What are we voting on? Where is the file? Who is responsible? When is the deadline? Simple questions prevent expensive confusion.
Dormancy ends slowly.
One good month does not repair years of drift. What changes the town is a public routine that survives fatigue and turnover.

Plain answers


It is the minimum number of members needed for the body to do business. No quorum means no pretending. You can talk, but official action has to wait.
Minutes are the town's memory. They show who met, what was voted on, and what changed. Without them, the next person inherits a fog.
The mayor leads day-to-day executive work, helps keep departments and tasks moving, and in smaller Alabama municipalities is also part of the council process. The mayor should not try to become the whole town government alone.
The council sets policy, makes decisions in public, fills vacancies as allowed by law, approves money moves, and keeps town business from becoming one-person rule.
The clerk is a record and process backbone. Meetings, minutes, public records, filings, notices, and a lot of the town's administrative memory run through that office.
Right now the job is to help rebuild the room before the meetings can restart. Tell people this effort exists, add your name if you are willing to serve or show up, help document real town needs, volunteer for cleanup or records work, and help create enough steady interest that regular meetings can begin again.
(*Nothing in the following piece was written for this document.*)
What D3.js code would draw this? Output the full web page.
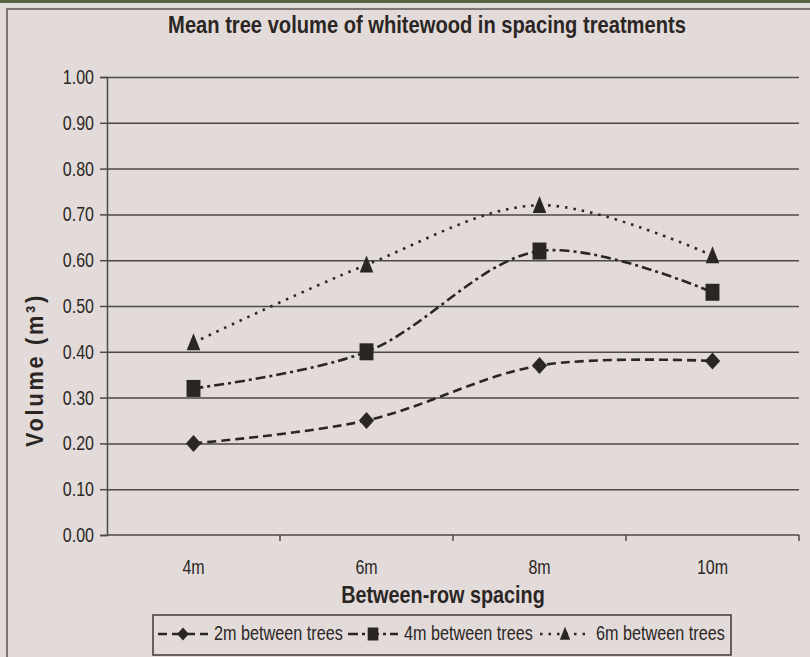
<!DOCTYPE html>
<html>
<head>
<meta charset="utf-8">
<script src="https://cdn.jsdelivr.net/npm/d3@7"></script>
<style>
  html, body { margin: 0; padding: 0; background: #e2dbda; }
  svg { display: block; font-family: "Liberation Sans", Arial, sans-serif; }
</style>
</head>
<body>
<div id="app"></div>
<script>
const categories = ["4m", "6m", "8m", "10m"];
const yTicks = [0, 0.1, 0.2, 0.3, 0.4, 0.5, 0.6, 0.7, 0.8, 0.9, 1.0];
const seriesNames = ["2m between trees", "4m between trees", "6m between trees"];
const trees2m = [0.20, 0.25, 0.37, 0.38];
const trees4m = [0.32, 0.40, 0.62, 0.53];
const trees6m = [0.42, 0.59, 0.72, 0.61];

const W = 810, H = 657;
const ink = "#2b2624";
const grid = "#4d4947";

const svg = d3.select("#app").append("svg").attr("width", W).attr("height", H);

// no narrow font installed, so squeeze the regular one like Arial Narrow
const narrow = (sel, f = 0.82) => sel.each(function () {
  const len = this.getComputedTextLength();
  d3.select(this).attr("textLength", len * f).attr("lengthAdjust", "spacingAndGlyphs");
});

// green strip at top and the chart frame
svg.append("rect").attr("x", 0).attr("y", 0).attr("width", W).attr("height", 3).attr("fill", "#56643f");
svg.append("path")
  .attr("d", `M7,${H} L7,9 L${W},9`)
  .attr("fill", "none").attr("stroke", "#5a5654").attr("stroke-width", 1.5);

const plot = { left: 107, right: 799, top: 77, bottom: 535 };

const x = d3.scaleBand().domain(categories).range([plot.left, plot.right]);
const y = d3.scaleLinear().domain([0, 1]).range([plot.bottom, plot.top]);

// gridlines
svg.append("g")
  .attr("transform", `translate(${plot.left},0)`)
  .call(d3.axisLeft(y).tickValues(yTicks.slice(1)).tickSize(-(plot.right - plot.left)).tickFormat(""))
  .call(g => g.select(".domain").remove())
  .call(g => g.selectAll("line").attr("stroke", grid).attr("stroke-width", 1.5));

// y axis
svg.append("g")
  .attr("transform", `translate(${plot.left},0)`)
  .call(d3.axisLeft(y).tickValues(yTicks).tickSize(7).tickPadding(6).tickFormat(d3.format(".2f")))
  .call(g => g.select(".domain").attr("stroke", grid).attr("stroke-width", 1.5))
  .call(g => g.selectAll("line").attr("stroke", grid).attr("stroke-width", 1.5))
  .call(g => g.selectAll("text").attr("fill", ink).attr("font-size", 20)
    .attr("font-family", null).call(narrow, 0.8));

// x axis: labels at band centres, ticks at band edges
const xAxis = svg.append("g").attr("transform", `translate(0,${plot.bottom})`);
xAxis.call(d3.axisBottom(x).tickSize(0).tickPadding(25))
  .call(g => g.select(".domain").attr("stroke", grid).attr("stroke-width", 1.5)
    .attr("d", `M${plot.left},0H${plot.right}`))
  .call(g => g.selectAll("text").attr("fill", ink).attr("font-size", 20)
    .attr("font-family", null).call(narrow, 0.8));
const edges = categories.slice(1).map(c => x(c)).concat([plot.right]);
xAxis.selectAll("line.edge").data(edges).enter().append("line")
  .attr("class", "edge")
  .attr("x1", d => d).attr("x2", d => d).attr("y1", 0).attr("y2", 6)
  .attr("stroke", grid).attr("stroke-width", 1.5);

// titles
svg.append("text")
  .attr("x", 427).attr("y", 33)
  .attr("text-anchor", "middle").attr("font-weight", "bold").attr("font-size", 23)
  .attr("fill", ink)
  .text("Mean tree volume of whitewood in spacing treatments")
  .call(narrow, 0.875);

svg.append("text")
  .attr("x", 443).attr("y", 603)
  .attr("text-anchor", "middle").attr("font-weight", "bold").attr("font-size", 24)
  .attr("fill", ink)
  .text("Between-row spacing")
  .call(narrow, 0.825);

svg.append("text")
  .attr("transform", "translate(43,370) rotate(-90)")
  .attr("text-anchor", "middle").attr("font-weight", "bold").attr("font-size", 24)
  .attr("letter-spacing", 3)
  .attr("fill", ink)
  .text("Volume (m³)")
  .attr("textLength", 154).attr("lengthAdjust", "spacingAndGlyphs");

// series
const series = [
  { name: seriesNames[0], values: trees2m, dash: "9,5", shape: "diamond" },
  { name: seriesNames[1], values: trees4m, dash: "10,4,3,4", shape: "square" },
  { name: seriesNames[2], values: trees6m, dash: "2.5,6", shape: "triangle" }
];

const cx = c => x(c) + x.bandwidth() / 2;
const line = d3.line()
  .x((d, i) => cx(categories[i]))
  .y(d => y(d))
  .curve(d3.curveCatmullRom.alpha(0.5));

const markerPath = (shape, s) => {
  if (shape === "diamond") return `M0,${-s}L${s * 0.9},0L0,${s}L${-s * 0.9},0Z`;
  if (shape === "square") return `M${-s * 0.82},${-s}H${s * 0.82}V${s}H${-s * 0.82}Z`;
  return `M0,${-s * 1.1}L${s * 0.8},${s * 0.9}H${-s * 0.8}Z`;
};

series.forEach(s => {
  svg.append("path")
    .datum(s.values)
    .attr("d", line)
    .attr("fill", "none")
    .attr("stroke", ink)
    .attr("stroke-width", 2.6)
    .attr("stroke-dasharray", s.dash);
  svg.selectAll(null).data(s.values).enter().append("path")
    .attr("transform", (d, i) => `translate(${cx(categories[i])},${y(d)})`)
    .attr("d", markerPath(s.shape, 8.5))
    .attr("fill", ink);
});

// legend
const legend = svg.append("g");
legend.append("rect")
  .attr("x", 153).attr("y", 615).attr("width", 578).attr("height", 40)
  .attr("fill", "none").attr("stroke", "#3d3937").attr("stroke-width", 1.5);
const legendX = [158, 348, 540];
series.forEach((s, i) => {
  const x0 = legendX[i];
  legend.append("line")
    .attr("x1", x0).attr("x2", x0 + 50).attr("y1", 634).attr("y2", 634)
    .attr("stroke", ink).attr("stroke-width", 2.6).attr("stroke-dasharray", s.dash);
  legend.append("path")
    .attr("transform", `translate(${x0 + 25},634)`)
    .attr("d", markerPath(s.shape, 6.5))
    .attr("fill", ink);
  legend.append("text")
    .attr("x", x0 + 56).attr("y", 640)
    .attr("font-size", 20).attr("fill", ink)
    .text(s.name)
    .call(narrow, 0.81);
});
</script>
</body>
</html>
Current Alabama guardrails


Useful legal anchors

Current Alabama League and public guidance indicates that in municipalities under 12,000 population, the mayor is part of the council; a quorum is a majority of the whole authorized council including the mayor; the council sets the time and place of regular meetings; minutes are public records; and the clerk attends meetings and keeps the journal unless an acting minute-keeper is appointed for that meeting.

Why that matters here

Those rules mean Cardiff does not need mystery. It needs seats filled, meetings properly noticed, minutes kept every time, and vacancies handled on time. Since 2025, Alabama also requires municipal official training for mayors and councilmembers, which raises the bar for anyone taking office.